2. Pengulangan Tindak Pidana (Residivisme)
a. Pengertian Pengulangan Tindak Pidana
Residivisme terjadi ketika seseorang kembali melakukan tindak pidana setelah sebelumnya pernah dihukum atas tindak pidana yang sama atau berbeda.
b. Pengulangan dalam Hukum Positif Indonesia
Diatur dalam Pasal 486-488 KUHP, dengan beberapa ketentuan:
1. Syarat Pengulangan (Residivisme) dalam KUHP:
- Pelaku telah dihukum sebelumnya.
- Ada tindak pidana baru setelah pidana pertama selesai dijalani.
- Ada jangka waktu tertentu antara tindak pidana pertama dan kedua.
2. Jenis Residivisme:
- Pengulangan Sejenis: Pelaku mengulangi tindak pidana yang sama.
- Contoh: Seseorang yang sudah dipenjara karena pencurian, kemudian mencuri lagi setelah bebas.
- Pengulangan Beda Jenis: Pelaku mengulangi tindak pidana yang berbeda dari yang pertama.
- Contoh: Seorang mantan narapidana narkotika yang kemudian melakukan pencurian.
3. Sanksi dalam Residivisme:
- Hukuman lebih berat dibandingkan dengan pelaku pertama kali (Pasal 486 KUHP).
- Pemberatan hukuman dalam KUHP khusus, seperti dalam UU Narkotika atau UU Terorisme.

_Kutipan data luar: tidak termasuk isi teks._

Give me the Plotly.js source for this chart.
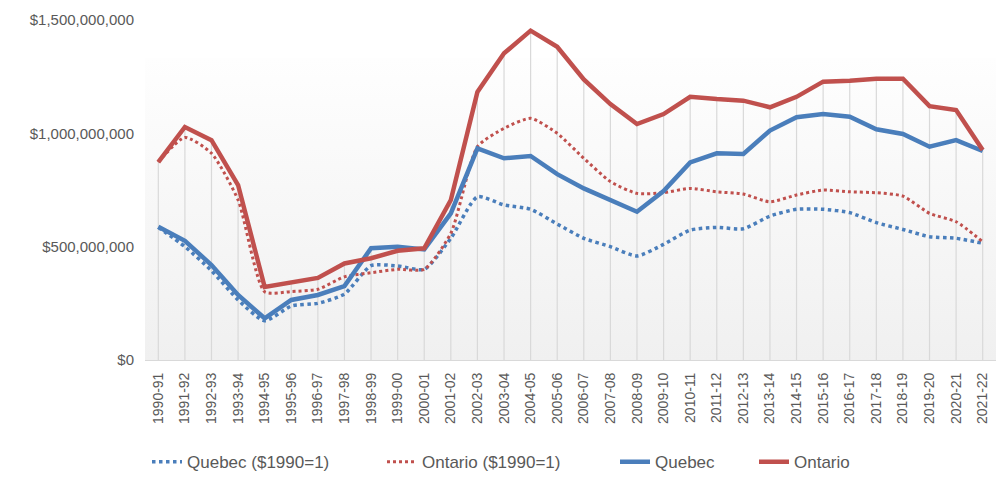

c. Pengulangan dalam Hukum Islam
Dalam hukum Islam, pengulangan tindak pidana diperlakukan lebih berat tergantung jenis kejahatannya:
1. Jika Kejahatan Termasuk Hudud
- Jika seseorang kembali melakukan tindak pidana yang termasuk hudud (misalnya zina atau pencurian), hukuman tetap diterapkan tanpa adanya peningkatan hukuman.
- Contoh:
- Jika seseorang sudah dihukum cambuk karena zina dan melakukannya lagi, maka ia tetap dihukum cambuk.
2. Jika Kejahatan Termasuk Qisas
- Dalam kasus pembunuhan atau penganiayaan, pengulangan tetap mendapatkan hukuman qisas atau diyat.
3. Jika Kejahatan Termasuk Ta’zir
- Jika kejahatan termasuk dalam kategori ta’zir, maka hakim berwenang untuk meningkatkan hukuman terhadap residivis.
- Contoh: Jika seseorang terus-menerus melakukan pencemaran nama baik, hakim bisa menjatuhkan hukuman yang lebih berat daripada pertama kali.
Kesimpulan
| Aspek | Hukum Positif Indonesia | Hukum Islam |
|------------------|------------------------|----------------|
| Perbarengan | Ada tiga bentuk: Concursus idealis, Concursus realis, dan Perbuatan berlanjut | Jika hukuman sama, hanya satu hukuman dijatuhkan; jika berbeda, semua hukuman diterapkan |
| Pengulangan (Residivisme) | Hukuman lebih berat jika pelaku mengulangi kejahatan | Dalam hudud dan qisas tetap sama, tetapi dalam ta’zir bisa lebih berat |
Secara umum, baik dalam hukum positif Indonesia maupun hukum Islam, pelaku yang melakukan lebih dari satu tindak pidana dapat dikenai hukuman yang lebih berat, terutama dalam kasus pengulangan tindak pidana Namun, dalam hukum Islam, hukuman hudud tetap konsisten meskipun pelaku mengulangi perbuatannya, kecuali dalam ta’zir, di mana hakim bisa memberikan hukuman yang lebih berat sesuai kebijaksanaan.